-- BEGIN Extracted records --

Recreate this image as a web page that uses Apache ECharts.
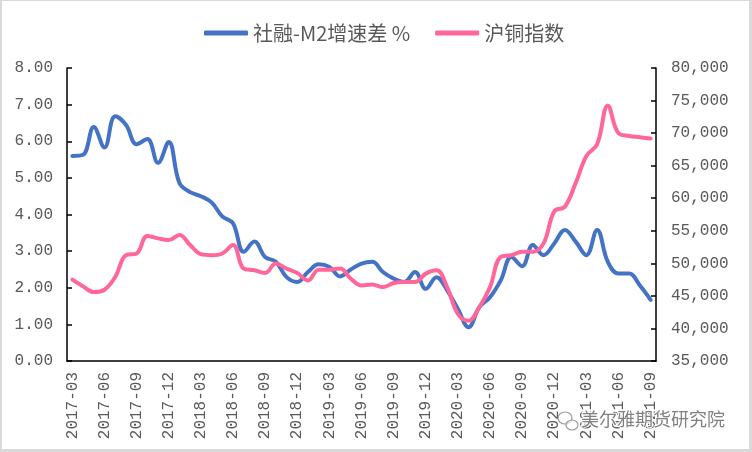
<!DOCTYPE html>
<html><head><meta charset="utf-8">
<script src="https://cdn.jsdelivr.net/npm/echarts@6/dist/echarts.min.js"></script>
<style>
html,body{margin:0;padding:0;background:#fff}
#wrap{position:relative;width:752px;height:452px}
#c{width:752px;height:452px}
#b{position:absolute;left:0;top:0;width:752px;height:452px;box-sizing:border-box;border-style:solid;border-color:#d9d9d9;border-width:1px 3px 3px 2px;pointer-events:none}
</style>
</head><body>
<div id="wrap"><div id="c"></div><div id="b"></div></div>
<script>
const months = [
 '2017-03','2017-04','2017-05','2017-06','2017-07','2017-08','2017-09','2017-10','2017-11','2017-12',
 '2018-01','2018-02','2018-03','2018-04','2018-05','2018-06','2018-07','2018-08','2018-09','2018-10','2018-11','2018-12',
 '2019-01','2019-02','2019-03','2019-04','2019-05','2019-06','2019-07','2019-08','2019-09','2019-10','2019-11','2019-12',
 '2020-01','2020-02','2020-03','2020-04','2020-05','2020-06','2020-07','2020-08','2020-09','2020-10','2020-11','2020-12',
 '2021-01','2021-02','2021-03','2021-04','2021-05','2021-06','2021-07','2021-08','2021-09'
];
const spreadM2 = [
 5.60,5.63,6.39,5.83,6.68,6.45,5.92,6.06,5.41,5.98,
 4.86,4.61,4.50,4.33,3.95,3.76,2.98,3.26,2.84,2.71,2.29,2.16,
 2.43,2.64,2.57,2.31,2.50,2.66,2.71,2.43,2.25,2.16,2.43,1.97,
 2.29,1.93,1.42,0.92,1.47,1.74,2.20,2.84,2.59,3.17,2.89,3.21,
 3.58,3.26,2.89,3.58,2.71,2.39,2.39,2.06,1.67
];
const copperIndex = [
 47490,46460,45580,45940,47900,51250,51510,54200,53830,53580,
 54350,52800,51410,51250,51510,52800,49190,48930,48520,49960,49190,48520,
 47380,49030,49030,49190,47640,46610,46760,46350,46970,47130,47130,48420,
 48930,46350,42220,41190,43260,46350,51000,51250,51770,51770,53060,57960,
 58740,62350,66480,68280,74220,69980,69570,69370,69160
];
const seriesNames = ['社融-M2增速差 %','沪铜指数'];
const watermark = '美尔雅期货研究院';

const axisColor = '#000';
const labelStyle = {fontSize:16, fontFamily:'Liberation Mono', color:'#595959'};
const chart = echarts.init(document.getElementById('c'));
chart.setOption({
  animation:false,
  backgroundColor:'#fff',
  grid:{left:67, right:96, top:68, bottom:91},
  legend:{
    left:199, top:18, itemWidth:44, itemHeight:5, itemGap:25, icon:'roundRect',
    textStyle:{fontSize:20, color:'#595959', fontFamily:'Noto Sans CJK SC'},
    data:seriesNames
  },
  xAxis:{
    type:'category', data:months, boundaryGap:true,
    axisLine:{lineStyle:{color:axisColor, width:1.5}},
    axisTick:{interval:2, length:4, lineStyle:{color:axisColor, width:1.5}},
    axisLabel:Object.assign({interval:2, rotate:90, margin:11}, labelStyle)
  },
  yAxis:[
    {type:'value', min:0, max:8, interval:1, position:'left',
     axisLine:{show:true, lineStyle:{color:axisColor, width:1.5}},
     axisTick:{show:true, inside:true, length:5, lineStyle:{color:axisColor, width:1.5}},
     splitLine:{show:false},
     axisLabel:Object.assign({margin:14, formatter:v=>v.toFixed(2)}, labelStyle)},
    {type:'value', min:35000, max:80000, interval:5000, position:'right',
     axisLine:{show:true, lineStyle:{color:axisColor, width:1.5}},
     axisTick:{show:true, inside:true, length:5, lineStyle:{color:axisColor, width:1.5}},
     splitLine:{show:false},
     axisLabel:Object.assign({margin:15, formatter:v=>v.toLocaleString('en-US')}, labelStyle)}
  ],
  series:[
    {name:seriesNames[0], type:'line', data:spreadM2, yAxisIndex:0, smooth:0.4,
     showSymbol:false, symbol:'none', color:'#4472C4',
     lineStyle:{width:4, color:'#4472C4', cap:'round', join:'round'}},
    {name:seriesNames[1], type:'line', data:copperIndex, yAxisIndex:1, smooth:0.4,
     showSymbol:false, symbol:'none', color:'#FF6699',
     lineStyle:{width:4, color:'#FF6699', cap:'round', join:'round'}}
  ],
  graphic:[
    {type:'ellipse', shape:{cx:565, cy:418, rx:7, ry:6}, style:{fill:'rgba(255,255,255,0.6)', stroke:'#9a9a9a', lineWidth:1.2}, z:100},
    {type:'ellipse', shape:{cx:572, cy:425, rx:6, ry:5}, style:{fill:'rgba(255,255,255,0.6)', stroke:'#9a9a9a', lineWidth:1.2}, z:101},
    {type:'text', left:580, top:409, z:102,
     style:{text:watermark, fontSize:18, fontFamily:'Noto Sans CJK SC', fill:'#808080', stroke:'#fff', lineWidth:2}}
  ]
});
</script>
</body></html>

-- END Extracted records --
-- BEGIN Extracted records --

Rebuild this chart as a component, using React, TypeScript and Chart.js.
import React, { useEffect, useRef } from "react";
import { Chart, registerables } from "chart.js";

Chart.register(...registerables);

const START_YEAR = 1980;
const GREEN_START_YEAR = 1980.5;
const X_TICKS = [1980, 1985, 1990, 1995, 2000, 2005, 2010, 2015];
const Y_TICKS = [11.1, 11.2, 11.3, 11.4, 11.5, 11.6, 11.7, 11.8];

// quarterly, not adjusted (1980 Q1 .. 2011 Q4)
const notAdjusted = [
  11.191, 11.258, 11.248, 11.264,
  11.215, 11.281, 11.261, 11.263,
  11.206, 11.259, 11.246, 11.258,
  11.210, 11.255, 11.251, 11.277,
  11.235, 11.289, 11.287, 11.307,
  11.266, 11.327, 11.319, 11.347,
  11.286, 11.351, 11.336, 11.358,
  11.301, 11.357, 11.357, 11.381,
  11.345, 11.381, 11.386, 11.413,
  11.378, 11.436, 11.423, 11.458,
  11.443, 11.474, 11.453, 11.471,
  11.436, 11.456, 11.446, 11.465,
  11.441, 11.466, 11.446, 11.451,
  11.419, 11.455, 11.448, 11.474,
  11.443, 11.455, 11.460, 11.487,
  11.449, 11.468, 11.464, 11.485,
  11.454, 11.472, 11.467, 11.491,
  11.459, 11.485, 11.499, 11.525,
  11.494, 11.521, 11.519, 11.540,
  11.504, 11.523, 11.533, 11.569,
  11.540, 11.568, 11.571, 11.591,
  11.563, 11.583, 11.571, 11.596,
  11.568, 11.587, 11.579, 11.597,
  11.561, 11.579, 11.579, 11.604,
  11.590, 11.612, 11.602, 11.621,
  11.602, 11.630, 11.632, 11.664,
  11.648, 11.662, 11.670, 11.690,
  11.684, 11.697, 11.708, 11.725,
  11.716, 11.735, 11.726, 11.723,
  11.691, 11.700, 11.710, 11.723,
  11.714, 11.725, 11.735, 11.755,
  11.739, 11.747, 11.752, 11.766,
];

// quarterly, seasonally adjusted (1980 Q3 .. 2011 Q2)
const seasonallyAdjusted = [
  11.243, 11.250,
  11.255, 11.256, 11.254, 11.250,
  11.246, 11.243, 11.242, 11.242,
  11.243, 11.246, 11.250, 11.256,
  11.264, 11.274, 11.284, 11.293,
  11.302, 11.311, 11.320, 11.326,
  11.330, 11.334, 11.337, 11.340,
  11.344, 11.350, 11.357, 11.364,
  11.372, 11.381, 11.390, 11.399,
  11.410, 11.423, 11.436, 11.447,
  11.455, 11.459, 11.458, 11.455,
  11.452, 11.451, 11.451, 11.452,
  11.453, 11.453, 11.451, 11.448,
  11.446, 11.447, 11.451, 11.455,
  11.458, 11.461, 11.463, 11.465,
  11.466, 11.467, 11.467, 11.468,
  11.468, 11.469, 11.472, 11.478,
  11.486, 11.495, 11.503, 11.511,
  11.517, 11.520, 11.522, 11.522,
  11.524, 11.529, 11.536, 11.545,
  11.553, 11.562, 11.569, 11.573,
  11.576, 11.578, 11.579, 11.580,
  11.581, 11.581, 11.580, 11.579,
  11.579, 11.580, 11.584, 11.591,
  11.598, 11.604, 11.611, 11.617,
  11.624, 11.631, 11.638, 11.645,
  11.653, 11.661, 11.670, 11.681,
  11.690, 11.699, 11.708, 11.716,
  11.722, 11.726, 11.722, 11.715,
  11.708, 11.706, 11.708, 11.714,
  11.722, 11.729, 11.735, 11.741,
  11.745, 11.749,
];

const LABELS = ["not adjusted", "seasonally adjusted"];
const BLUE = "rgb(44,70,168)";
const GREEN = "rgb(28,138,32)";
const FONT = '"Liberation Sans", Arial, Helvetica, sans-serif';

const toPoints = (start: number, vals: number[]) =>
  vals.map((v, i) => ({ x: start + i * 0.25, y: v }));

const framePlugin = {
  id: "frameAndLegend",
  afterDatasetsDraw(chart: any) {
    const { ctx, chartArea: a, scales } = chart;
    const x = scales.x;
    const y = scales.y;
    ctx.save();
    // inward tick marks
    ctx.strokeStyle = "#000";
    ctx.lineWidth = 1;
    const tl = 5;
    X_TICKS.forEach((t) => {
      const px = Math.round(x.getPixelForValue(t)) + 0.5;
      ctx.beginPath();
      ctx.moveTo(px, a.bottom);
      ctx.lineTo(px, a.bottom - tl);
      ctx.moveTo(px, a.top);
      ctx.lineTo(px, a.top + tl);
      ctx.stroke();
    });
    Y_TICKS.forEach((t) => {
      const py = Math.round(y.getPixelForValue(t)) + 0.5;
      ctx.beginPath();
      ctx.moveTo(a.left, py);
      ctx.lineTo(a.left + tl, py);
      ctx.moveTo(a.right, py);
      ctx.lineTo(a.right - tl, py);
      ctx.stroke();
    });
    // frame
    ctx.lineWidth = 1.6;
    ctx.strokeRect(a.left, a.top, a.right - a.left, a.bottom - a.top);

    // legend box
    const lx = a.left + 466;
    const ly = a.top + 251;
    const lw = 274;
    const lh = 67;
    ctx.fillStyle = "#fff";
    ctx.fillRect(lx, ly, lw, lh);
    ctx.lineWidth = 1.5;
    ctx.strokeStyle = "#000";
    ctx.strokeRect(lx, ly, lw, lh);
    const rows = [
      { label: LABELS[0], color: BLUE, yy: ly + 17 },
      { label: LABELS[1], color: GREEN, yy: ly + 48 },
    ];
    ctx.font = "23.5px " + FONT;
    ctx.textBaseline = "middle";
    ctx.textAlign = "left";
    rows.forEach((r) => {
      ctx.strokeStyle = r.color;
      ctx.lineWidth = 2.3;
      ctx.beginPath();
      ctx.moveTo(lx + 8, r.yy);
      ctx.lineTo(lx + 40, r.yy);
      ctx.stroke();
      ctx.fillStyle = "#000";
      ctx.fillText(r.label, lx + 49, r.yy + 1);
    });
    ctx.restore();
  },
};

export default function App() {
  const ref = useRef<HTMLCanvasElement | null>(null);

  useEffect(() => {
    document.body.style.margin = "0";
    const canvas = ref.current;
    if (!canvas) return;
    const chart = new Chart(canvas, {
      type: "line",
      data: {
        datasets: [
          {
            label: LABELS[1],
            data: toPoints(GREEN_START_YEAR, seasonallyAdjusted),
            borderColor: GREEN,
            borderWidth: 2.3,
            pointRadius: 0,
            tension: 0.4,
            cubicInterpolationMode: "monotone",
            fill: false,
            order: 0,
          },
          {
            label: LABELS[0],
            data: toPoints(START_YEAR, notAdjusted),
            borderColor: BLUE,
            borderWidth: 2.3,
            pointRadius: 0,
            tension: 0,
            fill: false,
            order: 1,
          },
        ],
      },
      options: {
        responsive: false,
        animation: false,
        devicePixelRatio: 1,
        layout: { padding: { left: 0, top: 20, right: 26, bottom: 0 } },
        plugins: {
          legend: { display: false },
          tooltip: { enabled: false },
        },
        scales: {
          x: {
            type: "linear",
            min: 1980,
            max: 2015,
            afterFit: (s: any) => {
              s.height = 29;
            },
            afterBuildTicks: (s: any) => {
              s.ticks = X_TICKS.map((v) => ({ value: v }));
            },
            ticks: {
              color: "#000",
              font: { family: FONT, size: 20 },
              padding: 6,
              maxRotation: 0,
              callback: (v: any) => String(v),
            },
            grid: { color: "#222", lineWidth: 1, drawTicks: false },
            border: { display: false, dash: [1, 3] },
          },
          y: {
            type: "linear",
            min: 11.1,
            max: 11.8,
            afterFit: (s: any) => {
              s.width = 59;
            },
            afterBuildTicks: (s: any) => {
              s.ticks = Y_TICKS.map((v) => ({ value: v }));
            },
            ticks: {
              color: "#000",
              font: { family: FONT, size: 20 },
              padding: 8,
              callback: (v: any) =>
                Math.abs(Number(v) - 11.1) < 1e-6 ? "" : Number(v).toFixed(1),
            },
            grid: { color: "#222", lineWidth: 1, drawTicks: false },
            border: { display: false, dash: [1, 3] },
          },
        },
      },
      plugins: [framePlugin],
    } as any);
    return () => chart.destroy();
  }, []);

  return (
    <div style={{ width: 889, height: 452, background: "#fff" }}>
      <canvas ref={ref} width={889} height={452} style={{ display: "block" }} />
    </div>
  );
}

-- END Extracted records --

Above are the records. Copy word for word only their lines from the one holding "Recreate this image" through the one holding "const watermark = '美尔雅期货研究院';", both included, and skip the images.

- [The solution]:
Recreate this image as a web page that uses Apache ECharts.
<!DOCTYPE html>
<html><head><meta charset="utf-8">
<script src="https://cdn.jsdelivr.net/npm/echarts@6/dist/echarts.min.js"></script>
<style>
html,body{margin:0;padding:0;background:#fff}
#wrap{position:relative;width:752px;height:452px}
#c{width:752px;height:452px}
#b{position:absolute;left:0;top:0;width:752px;height:452px;box-sizing:border-box;border-style:solid;border-color:#d9d9d9;border-width:1px 3px 3px 2px;pointer-events:none}
</style>
</head><body>
<div id="wrap"><div id="c"></div><div id="b"></div></div>
<script>
const months = [
 '2017-03','2017-04','2017-05','2017-06','2017-07','2017-08','2017-09','2017-10','2017-11','2017-12',
 '2018-01','2018-02','2018-03','2018-04','2018-05','2018-06','2018-07','2018-08','2018-09','2018-10','2018-11','2018-12',
 '2019-01','2019-02','2019-03','2019-04','2019-05','2019-06','2019-07','2019-08','2019-09','2019-10','2019-11','2019-12',
 '2020-01','2020-02','2020-03','2020-04','2020-05','2020-06','2020-07','2020-08','2020-09','2020-10','2020-11','2020-12',
 '2021-01','2021-02','2021-03','2021-04','2021-05','2021-06','2021-07','2021-08','2021-09'
];
const spreadM2 = [
 5.60,5.63,6.39,5.83,6.68,6.45,5.92,6.06,5.41,5.98,
 4.86,4.61,4.50,4.33,3.95,3.76,2.98,3.26,2.84,2.71,2.29,2.16,
 2.43,2.64,2.57,2.31,2.50,2.66,2.71,2.43,2.25,2.16,2.43,1.97,
 2.29,1.93,1.42,0.92,1.47,1.74,2.20,2.84,2.59,3.17,2.89,3.21,
 3.58,3.26,2.89,3.58,2.71,2.39,2.39,2.06,1.67
];
const copperIndex = [
 47490,46460,45580,45940,47900,51250,51510,54200,53830,53580,
 54350,52800,51410,51250,51510,52800,49190,48930,48520,49960,49190,48520,
 47380,49030,49030,49190,47640,46610,46760,46350,46970,47130,47130,48420,
 48930,46350,42220,41190,43260,46350,51000,51250,51770,51770,53060,57960,
 58740,62350,66480,68280,74220,69980,69570,69370,69160
];
const seriesNames = ['社融-M2增速差 %','沪铜指数'];
const watermark = '美尔雅期货研究院';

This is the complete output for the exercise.